One 2026 entrant now packages that whole model layer into a single site: OfflineTTS.com lets you pick between Kokoro, Piper, Kitten, and Supertonic from one paste box, free and with no account. It's the closest tool yet to Quick TTS's "more than one engine" idea, so it's worth being precise about where the two still diverge. OfflineTTS is paste-only (50,000-character cap, no PDF / DOCX / EPUB import and no scanned-PDF OCR), its interface is English-only, and — by its own description — its "fully offline" claim holds for English but not for other languages: non-English text "is sent to our phonemization server" for IPA conversion. Quick TTS keeps every language in the browser, reads eight file formats (and OCRs scanned PDFs locally), and ships a translated UI in 16 locales. The model menu is the same idea; the document pipeline, the no-server-ever privacy posture across all languages, and the localized UI are where the products part ways.

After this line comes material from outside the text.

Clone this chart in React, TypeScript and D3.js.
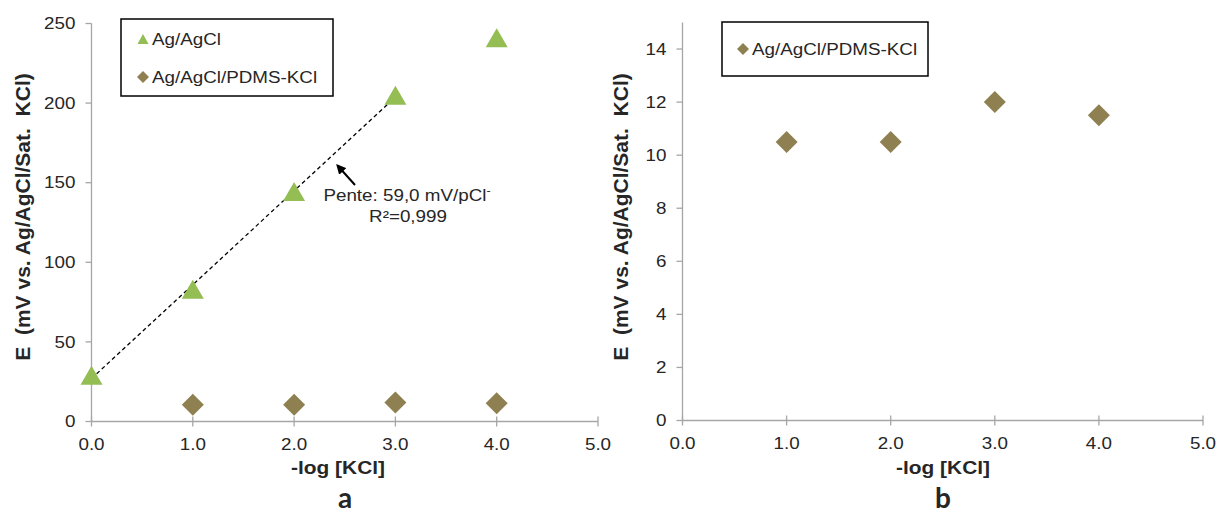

A second 2026 entrant pushes the multi-engine idea one step further: VoiceCreator Pro (voicecreator.pro) runs Kokoro, Kitten, and Pocket TTS — plus newer open models like Chatterbox Turbo and MOSS-TTS-Nano — from one paste box, free and no sign-up, with (by its own description) everything on your own hardware and nothing uploaded. It also does the thing Quick TTS deliberately doesn't: in-browser voice cloning, zero-shot from a short sample. That makes it the closest tool yet to pairing "more than one engine" with "clone a voice locally." The divergence is the same as with OfflineTTS, plus one: VoiceCreator Pro is paste-only (no PDF / DOCX / EPUB import, no scanned-PDF OCR) and English-led, where Quick TTS reads eight file formats locally, OCRs scanned PDFs in the browser, and ships a translated UI in 16 locales. And the cloning gap is a design choice, not a missing feature — Quick TTS is a paste-and-listen reader with preset voices on purpose (the consent and impersonation reasons covered above), so if a cloned voice is what you need, an on-device cloner like VoiceCreator Pro's or SoundTools' is the honest pointer.

Who should use what

One more thing worth saying out loud: if you need 1,800 voices, use a paid product and pay for it — but you'll wonder why most of them sound the same. For the 90% of TTS use cases that are "read this text aloud, please," local synthesis with a good neural voice is enough, and it's the only category where your text genuinely stays yours.